His reputation may still be in tatters to much of the nation, but former President Richard Nixon is a symbol of freedom and hope to one group of Americans. So it was that 300 former Vietnam prisoners of war and their families trooped to Nixon’s Casa Pacifica estate for two hours of remembrance and tribute. The reception, Nixon’s most ambitious since leaving office, also marked the POWs’ first formal reunion since a lavish dinner at the Nixon White House celebrated their release in 1973.
With daughter Tricia Cox serving as hostess (wife Pat was ill with a virus), Nixon greeted his guests with Mexican hors d’oeuvres, frosty margaritas and a strolling mariachi band. The POWs, in turn, presented their onetime Commander in Chief with a painting, signed by each of them, depicting a prison uniform hung on a hook for the last time. “We have a debt of eternal gratitude to you which we will never be able to repay,” declared Air Force Maj. Gen. John P. Flynn. “We wish you the best.”

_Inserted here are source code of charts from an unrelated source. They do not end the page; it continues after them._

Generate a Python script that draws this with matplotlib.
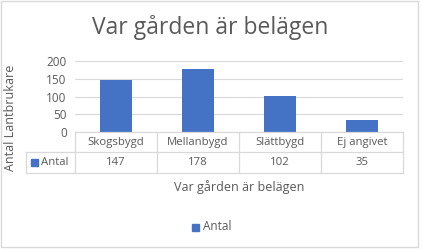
import matplotlib.pyplot as plt
from matplotlib.patches import Rectangle
from matplotlib.lines import Line2D

categories = ['Skogsbygd', 'Mellanbygd', 'Slättbygd', 'Ej angivet']
antal = [147, 178, 102, 35]
yticks = [0, 50, 100, 150, 200]

plt.rcParams['font.family'] = ['Open Sans', 'DejaVu Sans']
W, H = 423, 252
blue = '#4472C4'
grey_txt = '#595959'
line_c = '#D9D9D9'

fig = plt.figure(figsize=(W / 100, H / 100), dpi=100)

def fx(px):
    return px / W

def fy(py):
    return 1 - py / H

# outer border
fig.patches.append(Rectangle((fx(1), fy(247)), fx(418) - fx(1), fy(1) - fy(247),
                             transform=fig.transFigure, fill=False, ec=line_c, lw=1))

x0, x1, ytop, y0 = 75, 403, 61, 132
ax = fig.add_axes([fx(x0), fy(y0), fx(x1) - fx(x0), fy(ytop) - fy(y0)])
xs = range(len(categories))
ax.bar(xs, antal, width=0.4, color=blue, zorder=3)
ax.set_xlim(-0.5, len(categories) - 0.5)
ax.set_ylim(0, 200)
ax.set_yticks(yticks)
ax.set_yticklabels([str(v) for v in yticks], fontsize=8.5, color=grey_txt)
ax.set_xticks([])
ax.grid(axis='y', color=line_c, lw=0.8, zorder=0)
for s in ax.spines.values():
    s.set_visible(False)
ax.tick_params(axis='y', length=0, pad=6)

fig.text(fx(210), fy(27), 'Var gården är belägen', ha='center', va='center',
         fontsize=16.5, color=grey_txt)

# data table under the axis
r1, r2, r3 = 132, 152, 173
colw = (x1 - x0) / len(categories)
lines = [((x0, x1), (r1, r1)), ((26, x1), (r2, r2)), ((26, x1), (r3, r3)),
         ((26, 26), (r2, r3))]
for i in range(len(categories) + 1):
    lines.append(((x0 + i * colw, x0 + i * colw), (r1, r3)))
for (xa, xb), (ya, yb) in lines:
    fig.add_artist(Line2D([fx(xa), fx(xb)], [fy(ya), fy(yb)], color=line_c, lw=0.9))
for i, (c, v) in enumerate(zip(categories, antal)):
    cx = x0 + (i + 0.5) * colw
    fig.text(fx(cx), fy((r1 + r2) / 2), c, ha='center', va='center', fontsize=8.2, color=grey_txt)
    fig.text(fx(cx), fy((r2 + r3) / 2), str(v), ha='center', va='center', fontsize=8.2, color=grey_txt)
fig.patches.append(Rectangle((fx(31), fy(166)), fx(7), 7 / H,
                             transform=fig.transFigure, color=blue))
fig.text(fx(41), fy((r2 + r3) / 2), 'Antal', ha='left', va='center', fontsize=8.2, color=grey_txt)

fig.text(fx(239), fy(187), 'Var gården är belägen', ha='center', va='center',
         fontsize=9, color=grey_txt)
fig.text(fx(11), fy(118), 'Antal Lantbrukare', ha='center', va='center',
         rotation=90, fontsize=9, color=grey_txt)

# legend
fig.patches.append(Rectangle((fx(192), fy(231)), fx(7), 7 / H,
                             transform=fig.transFigure, color=blue))
fig.text(fx(203), fy(227), 'Antal', ha='left', va='center', fontsize=8.5, color=grey_txt)

fig.savefig('out.png', dpi=100)
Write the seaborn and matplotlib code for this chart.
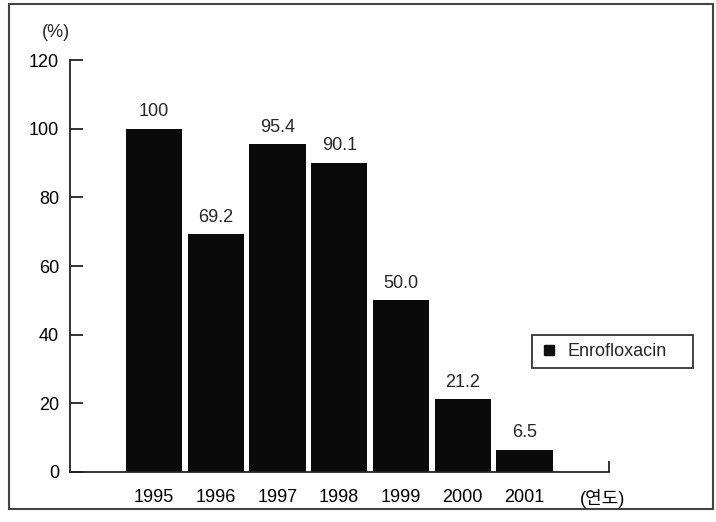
import matplotlib
matplotlib.use("Agg")
import matplotlib.pyplot as plt
from matplotlib.patches import Rectangle
from matplotlib.lines import Line2D
import seaborn as sns
import pandas as pd

# Detection rate by year (%)
years = ["1995", "1996", "1997", "1998", "1999", "2000", "2001"]
rates = [100, 69.2, 95.4, 90.1, 50.0, 21.2, 6.5]
series_name = "Enrofloxacin"
y_ticks = [0, 20, 40, 60, 80, 100, 120]
x_unit = "(연도)"
y_unit = "(%)"

sns.set_theme(style="white")
plt.rcParams["font.family"] = ["Liberation Sans", "Noto Sans CJK KR", "DejaVu Sans"]

FS = 13

df = pd.DataFrame({"year": years, "rate": rates})

fig = plt.figure(figsize=(7.16, 5.22), dpi=100)
ax = fig.add_axes([0.0978, 0.0958, 0.7528, 0.7892])

sns.barplot(data=df, x="year", y="rate", color="#0a0a0a", saturation=1,
            width=0.91, ax=ax, edgecolor="#0a0a0a", linewidth=0)

xmax = 7.37
ax.set_xlim(-1.36, xmax)
ax.set_ylim(0, 120)
ax.set_yticks(y_ticks)
ax.set_yticklabels([str(t) for t in y_ticks], fontsize=FS)
ax.set_xticks(list(range(len(years))) + [7.27])
ax.set_xticklabels(years + [x_unit], fontsize=FS)
ax.set_xlabel("")
ax.set_ylabel("")

# Inward ticks on y, none on x, small end mark at the right end of the x-axis
ax.tick_params(axis="y", direction="in", length=9, width=1.3, colors="#222222",
               labelcolor="black", pad=8, left=True)
ax.tick_params(axis="x", length=0, pad=12, labelcolor="black")
ax.set_xticks([xmax], minor=True)
ax.tick_params(axis="x", which="minor", direction="in", length=8, width=1.3,
               colors="#222222", bottom=True)

for side in ["top", "right"]:
    ax.spines[side].set_visible(False)
for side in ["left", "bottom"]:
    ax.spines[side].set_color("#222222")
    ax.spines[side].set_linewidth(1.3)

labels = ["100" if v == 100 else f"{v:.1f}" for v in rates]
ax.bar_label(ax.containers[0], labels=labels, padding=6, fontsize=FS)

ax.text(-0.026, 1.068, y_unit, transform=ax.transAxes, ha="center",
        va="center", fontsize=FS)

handle = Line2D([], [], marker="s", linestyle="none", color="#111111",
                markersize=7)
leg = ax.legend([handle], [series_name], loc="center left", mode="expand",
                bbox_to_anchor=(0.743, 0.30, 0.225, 0.052),
                bbox_transform=fig.transFigure,
                fancybox=False, frameon=True, fontsize=FS, handletextpad=0.5,
                borderpad=0.45, handlelength=1.0, borderaxespad=0)
leg.get_frame().set_edgecolor("black")
leg.get_frame().set_linewidth(1.3)

# Outer frame around the whole figure
fig.patches.append(Rectangle((0.012, 0.025), 0.984, 0.968, transform=fig.transFigure,
                             fill=False, edgecolor="#444444", linewidth=1.5))

fig.savefig("out.png", dpi=100)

On this day, at least, the wish would be fulfilled. Standing on the patio by the swimming pool, where he once entertained Leonid Brezhnev and other world leaders, Nixon made a plea for “patriotism, national purpose, pride and responsibility,” and drew warm applause from his audience. The ebullient host chatted happily with the POWs, kissed their wives and startled one Southern couple by breaking into a chorus of Carolina Moon. Ever the amiable host, Nixon even encouraged the women to walk across the greens of his golf course in their high heels, explaining that he needed an excuse for missing putts.
Afterward the partygoers moved inside to take snapshots in the master bedroom and climb the turret to the ex-President’s den. Air Force Maj. Myron Donald, who spent five years in North Vietnam, spoke of Watergate: “We’re all persuaded to do things we don’t want to do, which proves we’re not all perfect. For Nixon, Watergate was like being broken for the first time. But it looks as though he’s glued himself together again.”